**Data lines**:
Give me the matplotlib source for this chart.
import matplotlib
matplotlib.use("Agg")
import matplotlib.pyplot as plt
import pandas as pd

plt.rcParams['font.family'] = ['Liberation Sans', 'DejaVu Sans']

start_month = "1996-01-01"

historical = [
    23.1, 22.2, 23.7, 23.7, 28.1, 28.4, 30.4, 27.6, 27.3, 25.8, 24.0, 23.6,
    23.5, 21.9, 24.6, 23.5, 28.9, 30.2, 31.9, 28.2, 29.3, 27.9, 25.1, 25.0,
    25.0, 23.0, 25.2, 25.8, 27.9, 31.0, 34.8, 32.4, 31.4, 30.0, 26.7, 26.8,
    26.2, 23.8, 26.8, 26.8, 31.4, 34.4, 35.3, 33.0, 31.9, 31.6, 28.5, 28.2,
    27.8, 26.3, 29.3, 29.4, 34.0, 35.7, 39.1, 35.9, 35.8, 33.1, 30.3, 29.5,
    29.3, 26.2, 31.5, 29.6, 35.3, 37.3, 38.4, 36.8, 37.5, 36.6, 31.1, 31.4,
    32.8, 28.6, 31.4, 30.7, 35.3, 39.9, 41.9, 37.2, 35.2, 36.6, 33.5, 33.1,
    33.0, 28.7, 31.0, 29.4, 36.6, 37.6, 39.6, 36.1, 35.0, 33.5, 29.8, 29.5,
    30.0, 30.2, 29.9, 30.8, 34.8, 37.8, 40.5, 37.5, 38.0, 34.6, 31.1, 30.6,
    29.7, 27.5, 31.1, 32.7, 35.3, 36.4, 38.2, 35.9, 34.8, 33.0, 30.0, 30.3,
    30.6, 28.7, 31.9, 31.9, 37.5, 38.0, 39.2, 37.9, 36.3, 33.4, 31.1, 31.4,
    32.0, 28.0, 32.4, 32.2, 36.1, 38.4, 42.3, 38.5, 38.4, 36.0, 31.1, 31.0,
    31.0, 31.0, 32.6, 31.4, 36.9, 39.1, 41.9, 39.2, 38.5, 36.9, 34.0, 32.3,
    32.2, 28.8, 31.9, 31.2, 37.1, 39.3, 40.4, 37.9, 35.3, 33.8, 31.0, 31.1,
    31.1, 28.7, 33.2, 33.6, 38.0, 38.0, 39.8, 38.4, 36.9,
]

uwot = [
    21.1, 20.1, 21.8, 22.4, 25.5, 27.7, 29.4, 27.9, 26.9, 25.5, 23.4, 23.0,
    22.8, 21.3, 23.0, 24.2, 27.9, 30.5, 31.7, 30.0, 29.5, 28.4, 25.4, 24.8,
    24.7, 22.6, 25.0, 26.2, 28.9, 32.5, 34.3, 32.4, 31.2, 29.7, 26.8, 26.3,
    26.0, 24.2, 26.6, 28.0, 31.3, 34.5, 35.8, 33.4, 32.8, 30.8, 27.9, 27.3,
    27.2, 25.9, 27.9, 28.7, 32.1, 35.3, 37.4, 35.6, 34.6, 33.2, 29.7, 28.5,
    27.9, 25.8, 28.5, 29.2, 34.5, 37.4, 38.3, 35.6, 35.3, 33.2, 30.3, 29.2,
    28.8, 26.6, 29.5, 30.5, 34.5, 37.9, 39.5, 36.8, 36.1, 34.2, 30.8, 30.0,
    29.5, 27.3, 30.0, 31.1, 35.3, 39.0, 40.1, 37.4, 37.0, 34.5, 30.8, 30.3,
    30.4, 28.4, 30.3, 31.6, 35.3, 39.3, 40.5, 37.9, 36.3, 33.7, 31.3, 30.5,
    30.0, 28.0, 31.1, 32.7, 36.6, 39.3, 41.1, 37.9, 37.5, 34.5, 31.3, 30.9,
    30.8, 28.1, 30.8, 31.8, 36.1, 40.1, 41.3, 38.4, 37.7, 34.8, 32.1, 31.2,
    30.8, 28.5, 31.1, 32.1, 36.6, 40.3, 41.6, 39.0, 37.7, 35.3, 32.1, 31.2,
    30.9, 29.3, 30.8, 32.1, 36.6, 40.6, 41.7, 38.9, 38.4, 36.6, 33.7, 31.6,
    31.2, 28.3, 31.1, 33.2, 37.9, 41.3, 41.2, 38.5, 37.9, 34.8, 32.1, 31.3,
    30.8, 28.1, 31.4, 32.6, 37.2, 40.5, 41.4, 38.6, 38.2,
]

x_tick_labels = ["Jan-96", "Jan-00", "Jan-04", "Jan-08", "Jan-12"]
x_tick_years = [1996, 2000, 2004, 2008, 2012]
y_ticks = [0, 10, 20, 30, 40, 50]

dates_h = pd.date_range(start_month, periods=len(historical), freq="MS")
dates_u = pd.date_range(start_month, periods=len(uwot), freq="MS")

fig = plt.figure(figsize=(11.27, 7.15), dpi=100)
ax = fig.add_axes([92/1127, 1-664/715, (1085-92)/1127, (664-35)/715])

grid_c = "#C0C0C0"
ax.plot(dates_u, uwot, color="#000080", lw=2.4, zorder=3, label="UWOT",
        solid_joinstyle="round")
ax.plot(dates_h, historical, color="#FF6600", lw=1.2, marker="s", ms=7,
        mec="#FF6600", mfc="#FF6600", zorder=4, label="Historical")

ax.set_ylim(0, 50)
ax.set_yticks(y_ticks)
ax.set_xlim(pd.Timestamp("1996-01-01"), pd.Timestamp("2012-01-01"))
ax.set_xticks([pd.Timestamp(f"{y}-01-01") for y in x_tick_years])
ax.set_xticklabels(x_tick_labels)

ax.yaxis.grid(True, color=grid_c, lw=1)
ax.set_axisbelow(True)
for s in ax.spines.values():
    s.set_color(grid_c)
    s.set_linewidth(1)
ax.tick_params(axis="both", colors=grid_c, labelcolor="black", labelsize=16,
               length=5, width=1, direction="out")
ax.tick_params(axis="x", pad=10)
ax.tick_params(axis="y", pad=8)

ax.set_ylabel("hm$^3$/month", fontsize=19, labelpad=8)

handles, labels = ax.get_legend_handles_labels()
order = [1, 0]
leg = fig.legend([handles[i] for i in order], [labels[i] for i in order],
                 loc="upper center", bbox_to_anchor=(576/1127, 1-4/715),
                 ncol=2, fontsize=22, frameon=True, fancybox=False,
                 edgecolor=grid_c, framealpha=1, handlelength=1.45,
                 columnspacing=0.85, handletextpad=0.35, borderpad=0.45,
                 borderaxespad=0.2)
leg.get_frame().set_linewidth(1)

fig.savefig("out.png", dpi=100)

**Directions**: Please repeat the listing exactly, with nothing left out.

**Result of the task**:
Give me the matplotlib source for this chart.
import matplotlib
matplotlib.use("Agg")
import matplotlib.pyplot as plt
import pandas as pd

plt.rcParams['font.family'] = ['Liberation Sans', 'DejaVu Sans']

start_month = "1996-01-01"

historical = [
    23.1, 22.2, 23.7, 23.7, 28.1, 28.4, 30.4, 27.6, 27.3, 25.8, 24.0, 23.6,
    23.5, 21.9, 24.6, 23.5, 28.9, 30.2, 31.9, 28.2, 29.3, 27.9, 25.1, 25.0,
    25.0, 23.0, 25.2, 25.8, 27.9, 31.0, 34.8, 32.4, 31.4, 30.0, 26.7, 26.8,
    26.2, 23.8, 26.8, 26.8, 31.4, 34.4, 35.3, 33.0, 31.9, 31.6, 28.5, 28.2,
    27.8, 26.3, 29.3, 29.4, 34.0, 35.7, 39.1, 35.9, 35.8, 33.1, 30.3, 29.5,
    29.3, 26.2, 31.5, 29.6, 35.3, 37.3, 38.4, 36.8, 37.5, 36.6, 31.1, 31.4,
    32.8, 28.6, 31.4, 30.7, 35.3, 39.9, 41.9, 37.2, 35.2, 36.6, 33.5, 33.1,
    33.0, 28.7, 31.0, 29.4, 36.6, 37.6, 39.6, 36.1, 35.0, 33.5, 29.8, 29.5,
    30.0, 30.2, 29.9, 30.8, 34.8, 37.8, 40.5, 37.5, 38.0, 34.6, 31.1, 30.6,
    29.7, 27.5, 31.1, 32.7, 35.3, 36.4, 38.2, 35.9, 34.8, 33.0, 30.0, 30.3,
    30.6, 28.7, 31.9, 31.9, 37.5, 38.0, 39.2, 37.9, 36.3, 33.4, 31.1, 31.4,
    32.0, 28.0, 32.4, 32.2, 36.1, 38.4, 42.3, 38.5, 38.4, 36.0, 31.1, 31.0,
    31.0, 31.0, 32.6, 31.4, 36.9, 39.1, 41.9, 39.2, 38.5, 36.9, 34.0, 32.3,
    32.2, 28.8, 31.9, 31.2, 37.1, 39.3, 40.4, 37.9, 35.3, 33.8, 31.0, 31.1,
    31.1, 28.7, 33.2, 33.6, 38.0, 38.0, 39.8, 38.4, 36.9,
]

uwot = [
    21.1, 20.1, 21.8, 22.4, 25.5, 27.7, 29.4, 27.9, 26.9, 25.5, 23.4, 23.0,
    22.8, 21.3, 23.0, 24.2, 27.9, 30.5, 31.7, 30.0, 29.5, 28.4, 25.4, 24.8,
    24.7, 22.6, 25.0, 26.2, 28.9, 32.5, 34.3, 32.4, 31.2, 29.7, 26.8, 26.3,
    26.0, 24.2, 26.6, 28.0, 31.3, 34.5, 35.8, 33.4, 32.8, 30.8, 27.9, 27.3,
    27.2, 25.9, 27.9, 28.7, 32.1, 35.3, 37.4, 35.6, 34.6, 33.2, 29.7, 28.5,
    27.9, 25.8, 28.5, 29.2, 34.5, 37.4, 38.3, 35.6, 35.3, 33.2, 30.3, 29.2,
    28.8, 26.6, 29.5, 30.5, 34.5, 37.9, 39.5, 36.8, 36.1, 34.2, 30.8, 30.0,
    29.5, 27.3, 30.0, 31.1, 35.3, 39.0, 40.1, 37.4, 37.0, 34.5, 30.8, 30.3,
    30.4, 28.4, 30.3, 31.6, 35.3, 39.3, 40.5, 37.9, 36.3, 33.7, 31.3, 30.5,
    30.0, 28.0, 31.1, 32.7, 36.6, 39.3, 41.1, 37.9, 37.5, 34.5, 31.3, 30.9,
    30.8, 28.1, 30.8, 31.8, 36.1, 40.1, 41.3, 38.4, 37.7, 34.8, 32.1, 31.2,
    30.8, 28.5, 31.1, 32.1, 36.6, 40.3, 41.6, 39.0, 37.7, 35.3, 32.1, 31.2,
    30.9, 29.3, 30.8, 32.1, 36.6, 40.6, 41.7, 38.9, 38.4, 36.6, 33.7, 31.6,
    31.2, 28.3, 31.1, 33.2, 37.9, 41.3, 41.2, 38.5, 37.9, 34.8, 32.1, 31.3,
    30.8, 28.1, 31.4, 32.6, 37.2, 40.5, 41.4, 38.6, 38.2,
]

x_tick_labels = ["Jan-96", "Jan-00", "Jan-04", "Jan-08", "Jan-12"]
x_tick_years = [1996, 2000, 2004, 2008, 2012]
y_ticks = [0, 10, 20, 30, 40, 50]

dates_h = pd.date_range(start_month, periods=len(historical), freq="MS")
dates_u = pd.date_range(start_month, periods=len(uwot), freq="MS")

fig = plt.figure(figsize=(11.27, 7.15), dpi=100)
ax = fig.add_axes([92/1127, 1-664/715, (1085-92)/1127, (664-35)/715])

grid_c = "#C0C0C0"
ax.plot(dates_u, uwot, color="#000080", lw=2.4, zorder=3, label="UWOT",
        solid_joinstyle="round")
ax.plot(dates_h, historical, color="#FF6600", lw=1.2, marker="s", ms=7,
        mec="#FF6600", mfc="#FF6600", zorder=4, label="Historical")

ax.set_ylim(0, 50)
ax.set_yticks(y_ticks)
ax.set_xlim(pd.Timestamp("1996-01-01"), pd.Timestamp("2012-01-01"))
ax.set_xticks([pd.Timestamp(f"{y}-01-01") for y in x_tick_years])
ax.set_xticklabels(x_tick_labels)

ax.yaxis.grid(True, color=grid_c, lw=1)
ax.set_axisbelow(True)
for s in ax.spines.values():
    s.set_color(grid_c)
    s.set_linewidth(1)
ax.tick_params(axis="both", colors=grid_c, labelcolor="black", labelsize=16,
               length=5, width=1, direction="out")
ax.tick_params(axis="x", pad=10)
ax.tick_params(axis="y", pad=8)

ax.set_ylabel("hm$^3$/month", fontsize=19, labelpad=8)

handles, labels = ax.get_legend_handles_labels()
order = [1, 0]
leg = fig.legend([handles[i] for i in order], [labels[i] for i in order],
                 loc="upper center", bbox_to_anchor=(576/1127, 1-4/715),
                 ncol=2, fontsize=22, frameon=True, fancybox=False,
                 edgecolor=grid_c, framealpha=1, handlelength=1.45,
                 columnspacing=0.85, handletextpad=0.35, borderpad=0.45,
                 borderaxespad=0.2)
leg.get_frame().set_linewidth(1)

fig.savefig("out.png", dpi=100)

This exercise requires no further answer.